May's Harvard Business Review article, "IT Doesn't Matter," argues that information technology is inevitably headed in the same direction as the railroads, the telegraph, electricity and the internal combustion engine. From a long-term standpoint (10-25 years) I tend to agree, but at its core this article's argument is too simplistic to be useful in the near-term.
Most importantly there is no mention of what form competitive advantage might take next, a discussion that is a primary focus of my forthcoming book, Brain Wave.
"All of these industrial technologies aged from their boom-time youth to become, in economic terms, ordinary factors of production, or "commodity inputs," the article noted. "From a strategic standpoint, they became invisible; they no longer mattered," wrote Nicholas G. Carr, editor at large of The Harvard Business Review. "That is exactly what is happening to information technology today."
IT will always matter, just as the wheel, railroads and electricity remain critical infrastructures underpinning the functioning of today's global economy. When a train brakes down it shuts down just-in-time supply chains. When a black out occurs entire cities stop dead in their tracks.

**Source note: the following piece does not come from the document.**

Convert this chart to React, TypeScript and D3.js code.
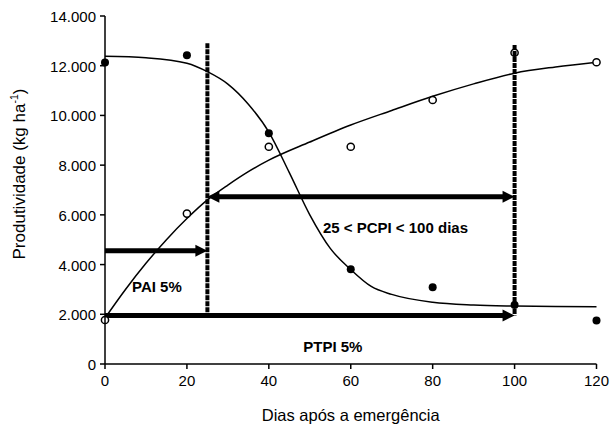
import React from "react";
import * as d3 from "d3";

// ---- data ----
const days = [0, 20, 40, 60, 80, 100, 120];
const filledValues = [12130, 12420, 9280, 3810, 3090, 2370, 1750];
const hollowValues = [1770, 6050, 8740, 8740, 10620, 12520, 12140];

const declineDays = [0, 10, 20, 25, 30, 35, 40, 45, 50, 55, 60, 65, 70, 80, 90, 100, 110, 120];
const declineFit = [12380, 12320, 12100, 11760, 11260, 10450, 9330, 7700, 6000, 4650, 3800, 3120, 2800, 2480, 2370, 2330, 2310, 2305];

const riseDays = [0, 5, 10, 15, 20, 25, 30, 35, 40, 50, 60, 70, 80, 90, 100, 110, 120];
const riseFit = [1850, 3000, 4050, 5000, 5850, 6600, 7200, 7740, 8200, 8930, 9615, 10200, 10770, 11270, 11700, 11950, 12140];

const xTicks = [0, 20, 40, 60, 80, 100, 120];
const xTickLabels = ["0", "20", "40", "60", "80", "100", "120"];
const yTicks = [0, 2000, 4000, 6000, 8000, 10000, 12000, 14000];
const yTickLabels = ["0", "2.000", "4.000", "6.000", "8.000", "10.000", "12.000", "14.000"];

const limitDays = [25, 100];
const limitTops = [12900, 12830];
const limitBottom = 1950;

const arrowFrom = [0, 25, 0];
const arrowTo = [25, 100, 100];
const arrowLevel = [4560, 6730, 1950];
const arrowBoth = [false, true, false];

const labelTexts = ["PAI 5%", "25 < PCPI < 100 dias", "PTPI 5%"];
const labelDays = [6.6, 53.2, 48.4];
const labelLevels = [2880, 5270, 500];

const xTitle = "Dias após a emergência";
const yTitle = "Produtividade (kg ha";

// ---- layout ----
const W = 613;
const H = 425;
const FONT = "'Liberation Sans', Arial, sans-serif";

export default function App() {
  const x = d3.scaleLinear().domain([0, 120]).range([105, 596.5]);
  const y = d3.scaleLinear().domain([0, 14000]).range([364, 16]);

  const declinePath = d3
    .line<number>()
    .curve(d3.curveMonotoneX)
    .x((_, i) => x(declineDays[i]))
    .y((d) => y(d))(declineFit) as string;
  const risePath = d3
    .line<number>()
    .curve(d3.curveMonotoneX)
    .x((_, i) => x(riseDays[i]))
    .y((d) => y(d))(riseFit) as string;

  const headLen = 12;
  const headHalf = 6;

  const arrows = arrowLevel.map((lv, i) => {
    const x1 = x(arrowFrom[i]);
    const x2 = x(arrowTo[i]);
    const yy = y(lv);
    const both = arrowBoth[i];
    const sx1 = both ? x1 + headLen - 1 : x1;
    const sx2 = x2 - headLen + 1;
    return (
      <g key={"a" + i}>
        <line x1={sx1} x2={sx2} y1={yy} y2={yy} stroke="#000" strokeWidth={5} />
        <path d={`M${x2},${yy} L${x2 - headLen},${yy - headHalf} L${x2 - headLen},${yy + headHalf} Z`} fill="#000" />
        {both && (
          <path d={`M${x1},${yy} L${x1 + headLen},${yy - headHalf} L${x1 + headLen},${yy + headHalf} Z`} fill="#000" />
        )}
      </g>
    );
  });

  return (
    <svg
      width={W}
      height={H}
      viewBox={`0 0 ${W} ${H}`}
      style={{ position: "absolute", left: 0, top: 0, background: "#fff" }}
      fontFamily={FONT}
    >
      <rect x={0} y={0} width={W} height={H} fill="#fff" />

      {/* fitted curves */}
      <path d={declinePath} fill="none" stroke="#000" strokeWidth={1.5} />
      <path d={risePath} fill="none" stroke="#000" strokeWidth={1.5} />

      {/* arrows */}
      {arrows}

      {/* points */}
      {days.map((d, i) => (
        <circle key={"f" + i} cx={x(d)} cy={y(filledValues[i])} r={4} fill="#000" />
      ))}
      {days.map((d, i) => (
        <circle key={"h" + i} cx={x(d)} cy={y(hollowValues[i])} r={3.6} fill="#fff" stroke="#000" strokeWidth={1.5} />
      ))}

      {/* vertical limit lines */}
      {limitDays.map((d, i) => (
        <line
          key={"v" + i}
          x1={x(d)}
          x2={x(d)}
          y1={y(limitTops[i])}
          y2={y(limitBottom)}
          stroke="#000"
          strokeWidth={4}
          strokeDasharray="5,1"
        />
      ))}

      {/* axes */}
      <line x1={x(0)} x2={x(0)} y1={y(14000)} y2={y(0)} stroke="#000" strokeWidth={1.5} />
      <line x1={x(0)} x2={x(120)} y1={y(0)} y2={y(0)} stroke="#000" strokeWidth={1.5} />
      {yTicks.map((t, i) => (
        <g key={"yt" + i}>
          <line x1={x(0) - 5} x2={x(0)} y1={y(t)} y2={y(t)} stroke="#000" strokeWidth={1.5} />
          <text x={96} y={y(t) + 6} textAnchor="end" fontSize={15} fill="#000">
            {yTickLabels[i]}
          </text>
        </g>
      ))}
      {xTicks.map((t, i) => (
        <g key={"xt" + i}>
          <line x1={x(t)} x2={x(t)} y1={y(0)} y2={y(0) + 5} stroke="#000" strokeWidth={1.5} />
          <text x={x(t)} y={385.5} textAnchor="middle" fontSize={15} fill="#000">
            {xTickLabels[i]}
          </text>
        </g>
      ))}

      {/* annotation labels */}
      {labelTexts.map((t, i) => (
        <text key={"l" + i} x={x(labelDays[i])} y={y(labelLevels[i])} fontSize={15} fontWeight="bold" fill="#000">
          {t}
        </text>
      ))}

      {/* axis titles */}
      <text x={350.7} y={421} textAnchor="middle" fontSize={16.5} fill="#000">
        {xTitle}
      </text>
      <text transform="translate(25,174) rotate(-90)" textAnchor="middle" fontSize={17} fill="#000">
        {yTitle}
        <tspan fontSize={10.5} dy={-7}>-1</tspan>
        <tspan dy={7}>)</tspan>
      </text>
    </svg>
  );
}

In fact, slight gradations in infrastructure stability will continue to drive the regional comparative advantage that companies rely on to stay on the cutting edge of competitive advantage. Just look at Singapore's meteoric rise over the past two decades and the competitive advantage companies accrued as a result of its heavy IT investment.

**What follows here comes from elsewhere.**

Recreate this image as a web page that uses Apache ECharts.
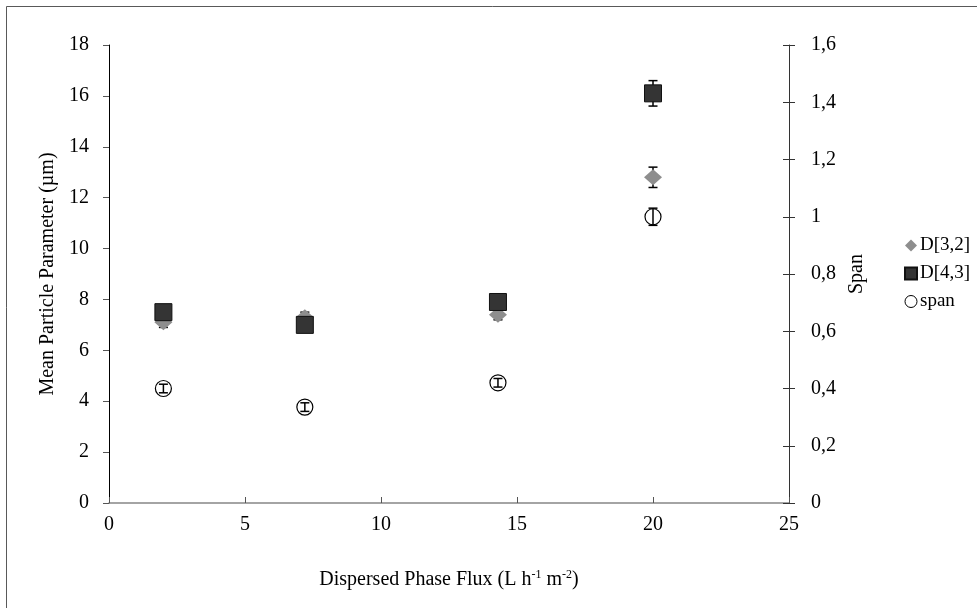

Using the history of techno-economic waves as his guide, Economist Brain Arthur suggests that the next 10-15 years will in fact witness a massive built out of the global IT infrastructure, albeit as Brad Delong notes, at lower profit margins. During this time new forms of IT competitive advantage will continue to emerge as IT adapts to humans rather than us having to adapt to it.

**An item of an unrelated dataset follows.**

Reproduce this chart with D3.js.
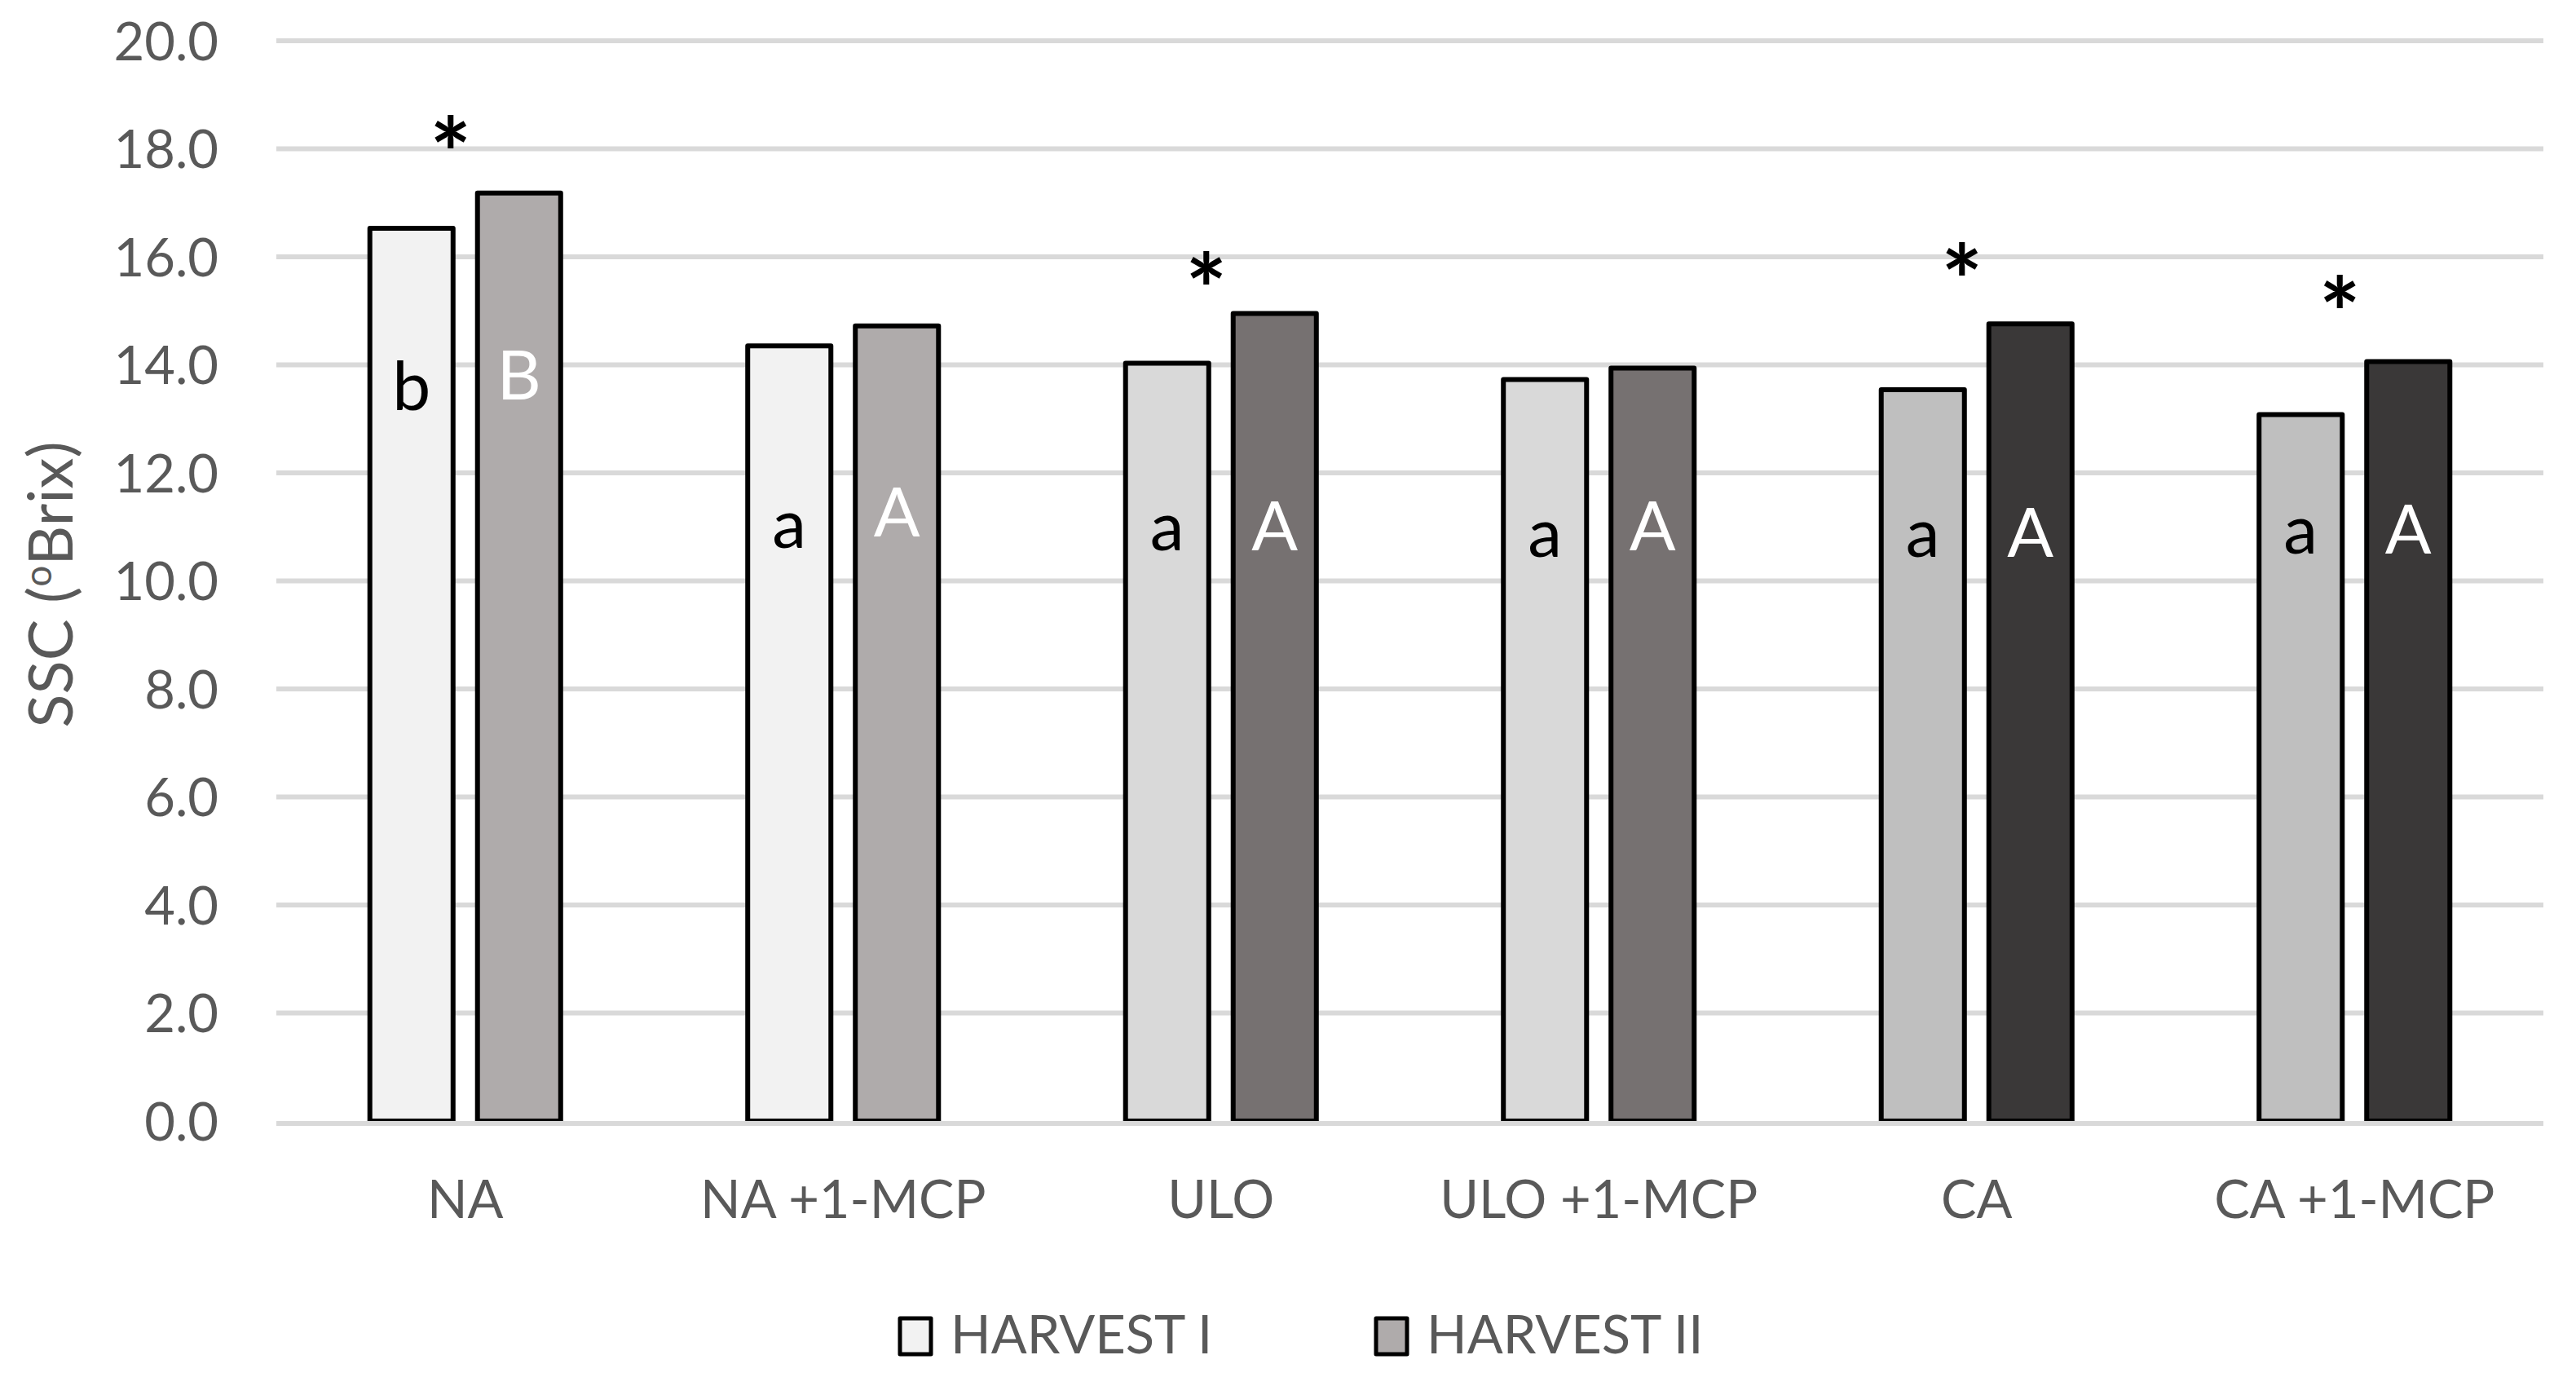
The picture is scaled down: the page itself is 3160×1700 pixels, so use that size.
<!DOCTYPE html>
<html>
<head>
<meta charset="utf-8">
<script src="https://cdn.jsdelivr.net/npm/d3@7"></script>
<style>
  html, body { margin: 0; padding: 0; background: #ffffff; }
  svg { display: block; }
  text { font-family: Lato, "Open Sans", sans-serif; }
</style>
</head>
<body>
<svg id="chart" width="3160" height="1700"></svg>
<script>
// ---- data ----
const categories = ["NA", "NA +1-MCP", "ULO", "ULO +1-MCP", "CA", "CA +1-MCP"];
const seriesNames = ["HARVEST I", "HARVEST II"];
const harvest1 = [16.53, 14.35, 14.03, 13.73, 13.54, 13.08];
const harvest2 = [17.18, 14.72, 14.95, 13.94, 14.76, 14.06];
const yTicks = [0, 2, 4, 6, 8, 10, 12, 14, 16, 18, 20];
const lettersH1 = ["b", "a", "a", "a", "a", "a"];
const lettersH2 = ["B", "A", "A", "A", "A", "A"];
// level (in °Brix units) at which each letter's baseline sits
const letterLevelH1 = [13.16, 10.61, 10.57, 10.45, 10.45, 10.51];
const letterLevelH2 = [13.36, 10.82, 10.57, 10.57, 10.45, 10.51];
// significance asterisks (true/false) and their level (°Brix units)
const starShown = [true, false, true, false, true, true];
const starLevel = [18.24, 0, 15.71, 0, 15.88, 15.28];
// fills per category for each harvest
const fillH1 = ["#f2f2f2", "#f2f2f2", "#d9d9d9", "#d9d9d9", "#bfbfbf", "#bfbfbf"];
const fillH2 = ["#afabab", "#afabab", "#767171", "#767171", "#3a3838", "#3a3838"];
const legendFills = ["#f2f2f2", "#afabab"];

// ---- layout ----
const svg = d3.select("#chart");
const plot = { left: 339, right: 3120, top: 50, bottom: 1375 };
const textGrey = "#595959";

const x = d3.scaleBand().domain(categories).range([plot.left, plot.right]).paddingInner(0).paddingOuter(0);
const xSub = d3.scaleBand().domain([0, 1]).range([0, x.bandwidth()]).paddingInner(0.227).paddingOuter(0.869);
const y = d3.scaleLinear().domain([0, 20]).range([plot.bottom, plot.top]);

// gridlines (except zero, drawn last)
svg.append("g").selectAll("line").data(yTicks.filter(d => d !== 0)).join("line")
  .attr("x1", plot.left).attr("x2", plot.right)
  .attr("y1", d => y(d)).attr("y2", d => y(d))
  .attr("stroke", "#d9d9d9").attr("stroke-width", 6);

// y axis tick labels
const yAxis = d3.axisLeft(y).tickValues(yTicks).tickFormat(d3.format(".1f")).tickSize(0).tickPadding(0);
const yg = svg.append("g").attr("transform", `translate(268,0)`).call(yAxis);
yg.select(".domain").remove();
yg.selectAll("text").attr("font-size", 65).attr("fill", textGrey)
  .attr("font-family", "Lato, sans-serif").attr("dy", "0.36em");

// bars
const rows = categories.map((c, i) => ({ c, i }));
const barData = [];
rows.forEach(r => {
  barData.push({ c: r.c, s: 0, v: harvest1[r.i], fill: fillH1[r.i], letter: lettersH1[r.i], lv: letterLevelH1[r.i] });
  barData.push({ c: r.c, s: 1, v: harvest2[r.i], fill: fillH2[r.i], letter: lettersH2[r.i], lv: letterLevelH2[r.i] });
});

svg.append("g").selectAll("rect").data(barData).join("rect")
  .attr("x", d => x(d.c) + xSub(d.s))
  .attr("width", xSub.bandwidth())
  .attr("y", d => y(d.v))
  .attr("height", d => y(0) - y(d.v))
  .attr("fill", d => d.fill)
  .attr("stroke", "#000").attr("stroke-width", 6).attr("stroke-linejoin", "round");

// zero line over bars
svg.append("line")
  .attr("x1", plot.left).attr("x2", plot.right)
  .attr("y1", y(0) + 3).attr("y2", y(0) + 3)
  .attr("stroke", "#d9d9d9").attr("stroke-width", 6);

// letters inside bars
svg.append("g").selectAll("text").data(barData).join("text")
  .attr("x", d => x(d.c) + xSub(d.s) + xSub.bandwidth() / 2)
  .attr("y", d => y(d.lv))
  .attr("text-anchor", "middle")
  .attr("font-size", 84)
  .attr("fill", d => d.s === 0 ? "#000000" : "#ffffff")
  .text(d => d.letter);

// asterisks
svg.append("g").selectAll("text").data(rows.filter(r => starShown[r.i])).join("text")
  .attr("x", r => x(r.c) + x.bandwidth() / 2 - 18)
  .attr("y", r => y(starLevel[r.i]))
  .attr("dy", "0.55em")
  .attr("text-anchor", "middle")
  .attr("font-size", 120)
  .attr("font-weight", 700)
  .attr("fill", "#000")
  .text("*");

// category labels
const xAxis = d3.axisBottom(x).tickSize(0).tickPadding(0);
const xg = svg.append("g").attr("transform", `translate(0,1494)`).call(xAxis);
xg.select(".domain").remove();
xg.selectAll("text").attr("font-size", 65).attr("fill", textGrey)
  .attr("font-family", "Lato, sans-serif").attr("dy", 0);

// y title
const title = svg.append("text")
  .attr("transform", "translate(89,717) rotate(-90)")
  .attr("text-anchor", "middle")
  .attr("font-size", 76)
  .attr("fill", textGrey);
title.append("tspan").text("SSC (");
title.append("tspan").attr("font-size", 46).attr("dy", -26).text("o");
title.append("tspan").attr("dy", 26).text("Brix)");

// legend
const legendX = [1104, 1688];
const lg = svg.append("g").selectAll("g").data(seriesNames).join("g")
  .attr("transform", (d, i) => `translate(${legendX[i]},1617)`);
lg.append("rect").attr("width", 38).attr("height", 44)
  .attr("fill", (d, i) => legendFills[i])
  .attr("stroke", "#000").attr("stroke-width", 5).attr("stroke-linejoin", "round");
lg.append("text").attr("x", 62).attr("y", 43)
  .attr("font-size", 65).attr("fill", textGrey).text(d => d);
</script>
</body>
</html>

For instance, although not a punctuated leap in competitive advantage, social software has the potential to accrue significant value for companies that leverage its potential to accelerate innovation. In some industries, two product cycles can be the difference between corporate life and death.
For example, decreasing innovation cycle times in the pharmaceutical industry by 10% could slash years off product research, development and approval processes. When translated into revenue and market capitalization impacts, intelligent adoption of social software could significantly disrupt the balance of power in this multi-billion dollar industry. Who says IT competitive advantage is dead?
More importantly, increasing IT efficiency remains critically important if the supporting infrastructure for the next form of competitive advantage is to arise. As Charles Delisi mentioned at a Santa Fe Institute meeting, "there is no way the past ten years of advances in genomics would have been possible without the computational capabilities brought forth by the microchip."
Imagine if electricity efficiency remained at 1920's levels, would microchips; cell phones or the Internet even be possible? Just as electricity efficiency still matters, so too will IT for some time to come.